Global markets noted broad-based gains however didn't feel quite the same level of exuberance as the U.S. European shares rose as expectations of more aggressive rate hikes eased, while a better than anticipated GDP release in the U.K. pushed the FTSE higher. In Australia, the ASX200 improved slightly, adding 0.24% over the week.
Overall moves in U.S. treasuries were relatively subdued last week, with yields moving slightly higher across the curve. The bond market appears divided on conflicting U.S. economic data and future interest rate moves, with the swap market near spilt on the Federal reserve's next move, debating a 50 vs 75bps hike. The next meeting isn't until September 20, with several important data releases in the interim.

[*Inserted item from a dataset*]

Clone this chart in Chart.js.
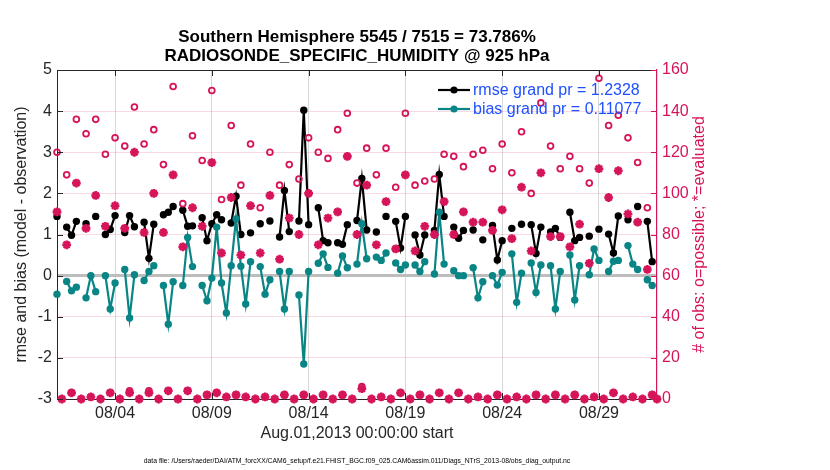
<!DOCTYPE html>
<html>
<head>
<meta charset="utf-8">
<script src="https://cdn.jsdelivr.net/npm/chart.js@4.4.1/dist/chart.umd.min.js"></script>
<style>
  html, body { margin: 0; padding: 0; background: #fff; }
  canvas { display: block; }
</style>
</head>
<body>
<canvas id="myChart" width="830" height="470"></canvas>
<script>
// 6-hourly bins from Aug.01 2013 00Z, x in days
const rmse = [
  1.44, null, 1.18, 0.98, 1.32, null, 1.26, null, 1.44, null,
  1.00, 1.12, 1.46, null, 1.05, 1.46, 1.19, null, 1.30, 0.42,
  1.25, null, 1.48, 1.54, 1.68, null, 1.59, 1.20, 1.21, null,
  1.41, 0.85, 1.26, 1.48, 1.36, null, 1.28, 1.93, 1.00, null,
  1.04, null, 1.26, null, 1.33, null, 0.94, 2.07, 1.07, null,
  1.33, 4.02, 1.24, null, 1.65, 0.85, 0.80, null, 0.80, 0.76,
  1.24, null, 1.34, 2.36, 1.11, null, 1.06, null, 1.44, null,
  1.32, 0.67, 1.44, null, 0.99, 0.50, 0.99, null, 1.10, 2.46,
  1.44, null, 1.18, 0.91, 1.10, null, 1.11, null, 0.87, null,
  1.22, 0.38, 0.85, null, 1.15, null, 1.25, null, 1.24, 0.54,
  1.18, null, 1.06, 1.15, 0.93, null, 1.54, 0.85, 0.93, null,
  0.96, null, 1.13, null, 1.01, 0.55, 1.45, null, 1.36, null,
  1.68, null, 1.32, 0.34, null
];
const bias = [
  -0.45, null, -0.14, -0.37, -0.28, null, -0.54, 0.00, -0.39, null,
  0.00, -0.81, -0.18, null, 0.15, -1.03, 0.02, null, -0.12, 0.10,
  0.24, null, -0.24, -1.18, -0.15, null, -0.24, 0.93, 0.22, null,
  -0.24, -0.61, -0.06, 1.18, -0.18, -0.91, 0.24, 1.38, 0.23, -0.69,
  0.34, null, 0.22, -0.45, -0.10, null, 0.10, -0.81, 0.10, null,
  -0.47, -2.15, 0.10, null, 0.30, 0.53, 0.20, null, 0.06, 0.48,
  0.19, null, 0.28, 1.26, 0.41, null, 0.45, 0.37, 0.55, null,
  0.31, 0.15, 0.26, null, 0.26, 0.10, 0.34, null, 0.04, 1.54,
  0.28, null, 0.12, 0.00, 0.00, null, 0.19, -0.54, -0.15, null,
  0.00, -0.23, 0.08, null, 0.53, -0.65, 0.06, null, 0.31, -0.41,
  0.26, null, 0.24, -0.81, 0.10, null, 0.50, -0.59, 0.24, null,
  0.02, 0.65, 0.37, null, 0.10, 0.35, 0.37, null, 0.73, 0.28,
  0.15, null, -0.10, -0.24, null
];
const possible = [
  120, 0, 109, 3, 136, 0, 129, 1, 136, 0,
  119, 3, 127, 0, 123, 4, 142, 0, 124, 4,
  131, 0, 114, 4, 152, 0, 95, 4, 128, 0,
  116, 2, 150, 3, 97, 1, 133, 2, 104, 1,
  124, 0, 93, 1, 120, 0, 104, 2, 114, 0,
  107, 2, 127, 0, 120, 2, 117, 0, 131, 2,
  139, 0, 105, 6, 122, 0, 109, 1, 122, 0,
  103, 3, 139, 0, 104, 2, 106, 0, 107, 3,
  119, 0, 118, 3, 113, 0, 119, 1, 121, 0,
  112, 2, 124, 0, 110, 1, 130, 0, 100, 2,
  144, 0, 123, 2, 112, 0, 118, 2, 112, 0,
  105, 1, 156, 0, 133, 3, 138, 0, 127, 1,
  115, 0, 93, 2, 0
];
const evaluated = [
  91, 0, 75, 3, 105, 0, 83, 1, 99, 0,
  84, 3, 94, 0, 83, 3, 120, 0, 81, 3,
  100, 0, 81, 4, 109, 0, 74, 4, 93, 0,
  84, 2, 115, 3, 71, 1, 98, 2, 70, 1,
  94, 0, 71, 1, 99, 0, 68, 2, 88, 0,
  80, 2, 100, 0, 75, 2, 88, 0, 91, 2,
  118, 0, 80, 5, 104, 0, 75, 1, 96, 0,
  73, 3, 109, 0, 72, 2, 84, 0, 80, 3,
  96, 0, 80, 3, 91, 0, 86, 1, 86, 0,
  82, 2, 92, 0, 78, 1, 103, 0, 72, 2,
  110, 0, 79, 2, 79, 0, 74, 2, 85, 0,
  66, 1, 112, 0, 98, 3, 111, 0, 90, 1,
  86, 0, 63, 2, 0
];
const xTickPos = [3, 8, 13, 18, 23, 28];
const xTickLabels = ['08/04', '08/09', '08/14', '08/19', '08/24', '08/29'];
const titleLines = ['Southern Hemisphere 5545 / 7515 = 73.786%', 'RADIOSONDE_SPECIFIC_HUMIDITY @ 925 hPa'];
const legendLabels = ['rmse grand pr = 1.2328', 'bias grand pr = 0.11077'];
const xTitle = 'Aug.01,2013 00:00:00 start';
const yTitle = 'rmse and bias (model - observation)';
const y2Title = '# of obs: o=possible; *=evaluated';
const footer = 'data file: /Users/raeder/DAI/ATM_forcXX/CAM6_setup/f.e21.FHIST_BGC.f09_025.CAM6assim.011/Diags_NTrS_2013-08/obs_diag_output.nc';

const FONT = '"Liberation Sans", Arial, Helvetica, sans-serif';
const crimson = '#d6145a';
const teal = '#0a8585';
const ink = '#262626';
const legendBlue = '#1f50ff';

const times = rmse.map((_, i) => i * 0.25);
const pts = arr => arr.map((v, i) => ({ x: times[i], y: v }));

const extras = {
    id: 'extras',
    afterDraw(chart) {
        const { ctx, chartArea: a, scales } = chart;
        ctx.save();
        // top border
        ctx.strokeStyle = ink;
        ctx.lineWidth = 1;
        ctx.beginPath();
        ctx.moveTo(a.left, a.top + 0.5);
        ctx.lineTo(a.right, a.top + 0.5);
        ctx.stroke();
        // inward tick marks
        const tl = 6;
        ctx.beginPath();
        xTickPos.forEach(v => {
            const px = Math.round(scales.x.getPixelForValue(v)) + 0.5;
            ctx.moveTo(px, a.bottom); ctx.lineTo(px, a.bottom - tl);
            ctx.moveTo(px, a.top); ctx.lineTo(px, a.top + tl);
        });
        for (let v = -3; v <= 5; v++) {
            const py = Math.round(scales.y.getPixelForValue(v)) + 0.5;
            ctx.moveTo(a.left, py); ctx.lineTo(a.left + tl, py);
        }
        ctx.stroke();
        ctx.strokeStyle = crimson;
        ctx.beginPath();
        for (let v = 0; v <= 160; v += 20) {
            const py = Math.round(scales.y2.getPixelForValue(v)) + 0.5;
            ctx.moveTo(a.right, py); ctx.lineTo(a.right - tl, py);
        }
        ctx.stroke();

        // title
        const cx = (a.left + a.right) / 2;
        ctx.fillStyle = '#000';
        ctx.textAlign = 'center';
        ctx.textBaseline = 'middle';
        ctx.font = 'bold 17px ' + FONT;
        ctx.fillText(titleLines[0], cx, 37);
        ctx.fillText(titleLines[1], cx, 56);

        // legend
        const rows = [{ c: '#000', y: 90 }, { c: teal, y: 109 }];
        rows.forEach((r, k) => {
            ctx.strokeStyle = r.c;
            ctx.fillStyle = r.c;
            ctx.lineWidth = 2.2;
            ctx.beginPath();
            ctx.moveTo(438, r.y); ctx.lineTo(470, r.y);
            ctx.stroke();
            ctx.beginPath();
            ctx.arc(454, r.y, 3.6, 0, Math.PI * 2);
            ctx.fill();
            ctx.fillStyle = legendBlue;
            ctx.textAlign = 'left';
            ctx.font = '16px ' + FONT;
            ctx.fillText(legendLabels[k], 473, r.y + 1);
        });

        // right axis title, reading bottom to top
        ctx.save();
        ctx.translate(700, (a.top + a.bottom) / 2);
        ctx.rotate(-Math.PI / 2);
        ctx.fillStyle = crimson;
        ctx.textAlign = 'center';
        ctx.font = '16px ' + FONT;
        ctx.fillText(y2Title, 0, 0);
        ctx.restore();

        // footer
        ctx.fillStyle = '#000';
        ctx.textAlign = 'center';
        ctx.font = '6.8px ' + FONT;
        ctx.fillText(footer, cx, 461);
        ctx.restore();
    }
};

const ctx = document.getElementById('myChart').getContext('2d');
const myChart = new Chart(ctx, {
    type: 'line',
    data: {
        datasets: [
            {
                label: 'possible',
                data: pts(possible),
                yAxisID: 'y2',
                showLine: false,
                pointStyle: 'circle',
                pointRadius: 2.9,
                pointBorderWidth: 1.8,
                pointBorderColor: crimson,
                pointBackgroundColor: 'rgba(0,0,0,0)',
                clip: false,
                order: 1
            },
            {
                label: 'evaluated',
                data: pts(evaluated),
                yAxisID: 'y2',
                showLine: false,
                pointStyle: 'star',
                pointRadius: 4.4,
                pointBorderWidth: 2.6,
                pointBorderColor: crimson,
                pointBackgroundColor: crimson,
                clip: false,
                order: 0
            },
            {
                label: 'rmse',
                data: pts(rmse),
                yAxisID: 'y',
                borderColor: '#000',
                backgroundColor: '#000',
                borderWidth: 2.2,
                pointRadius: 3.7,
                pointBorderWidth: 0,
                spanGaps: false,
                clip: false,
                order: 3
            },
            {
                label: 'bias',
                data: pts(bias),
                yAxisID: 'y',
                borderColor: teal,
                backgroundColor: teal,
                borderWidth: 2.2,
                pointRadius: 3.7,
                pointBorderWidth: 0,
                spanGaps: false,
                clip: false,
                order: 2
            }
        ]
    },
    options: {
        responsive: false,
        animation: false,
        events: [],
        layout: { padding: { top: 70, right: 0, bottom: 0, left: 0 } },
        plugins: {
            legend: { display: false },
            title: { display: false },
            tooltip: { enabled: false }
        },
        scales: {
            x: {
                type: 'linear',
                min: 0,
                max: 31,
                afterBuildTicks: s => { s.ticks = xTickPos.map(v => ({ value: v })); },
                afterFit: s => { s.height = 71; },
                ticks: {
                    callback: (v, i) => xTickLabels[i],
                    autoSkip: false,
                    maxRotation: 0,
                    padding: 5,
                    color: ink,
                    font: { family: FONT, size: 16 }
                },
                grid: { color: '#d9d9d9', lineWidth: 1, drawTicks: false },
                border: { color: ink, width: 1 },
                title: {
                    display: true,
                    text: xTitle,
                    color: ink,
                    font: { family: FONT, size: 16 },
                    padding: { top: 0, bottom: 27 }
                }
            },
            y: {
                position: 'left',
                min: -3,
                max: 5,
                afterFit: s => { s.width = 57; },
                ticks: {
                    stepSize: 1,
                    padding: 5,
                    color: ink,
                    font: { family: FONT, size: 16 }
                },
                grid: {
                    drawTicks: false,
                    color: c => c.tick && c.tick.value === 0 ? '#bdbdbd' : 'rgba(0,0,0,0)',
                    lineWidth: c => c.tick && c.tick.value === 0 ? 3 : 0
                },
                border: { color: ink, width: 1 },
                title: {
                    display: true,
                    text: yTitle,
                    color: ink,
                    font: { family: FONT, size: 16 },
                    padding: { top: 12, bottom: 0 }
                }
            },
            y2: {
                position: 'right',
                min: 0,
                max: 160,
                afterFit: s => { s.width = 173; },
                ticks: {
                    stepSize: 20,
                    padding: 5,
                    color: crimson,
                    font: { family: FONT, size: 16 }
                },
                grid: {
                    drawTicks: false,
                    color: c => (c.tick && [0, 60, 160].includes(c.tick.value)) ? 'rgba(0,0,0,0)' : 'rgba(214,20,90,0.16)',
                    lineWidth: 1
                },
                border: { color: crimson, width: 1.2 }
            }
        }
    },
    plugins: [extras]
});
</script>
</body>
</html>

Australian government bonds were a touch livelier, with a slight steepening in the yield curve. The 2-year yield climbed 12bps to 2.91%, while the 10-year moved 17bps higher to 3.39%.?
Corporate spreads continue to tighten after considerable widening in July. The Australian iTraxx dipped below 100 for the first time in months, closing at 98.15 on Friday.
News and Data
Australia
No significant news to report.
United States
In a surprise to many, July inflation was unchanged month-on-month (MoM). The annual headline inflation rate eased to 8.5%, from 9.1% in June, well below the consensus of 8.7%. The decline in oil prices was the most significant contributing factor to the fall in the headline figure.
The producer price index, a gauge of the prices received for final demand products, decreased 0.5% in July, the first monthly decrease since April 2020. The annual demand rose to 9.8%, the lowest annual increase since October 2021. When removing food, energy and trade services, PPI increased 0.2% in July, less than the expected 0.4% gain while core PPI rose 5.8% from a year ago.
Global
UK GDP shrank by 0.1% quarter-on-quarter in Q2, less than the 0.3% contraction expected by analysts.
The Bank of England (BOE) fired warning shots, issuing a grim outlook for the U.K. economy and now expects it will enter a recession by Q4 2022. The BOE attributed gas prices to a significant activity deterioration across Europe and the U.K.
?Another unwanted headache for the Eurozone has been months of drought, severely affecting agriculture and energy production. There were reports last week that the Rhine River is borderline unnavigable due to shallow water levels, threatening trade along one of the area's key transport channels and impacting the popular tourism cruising route.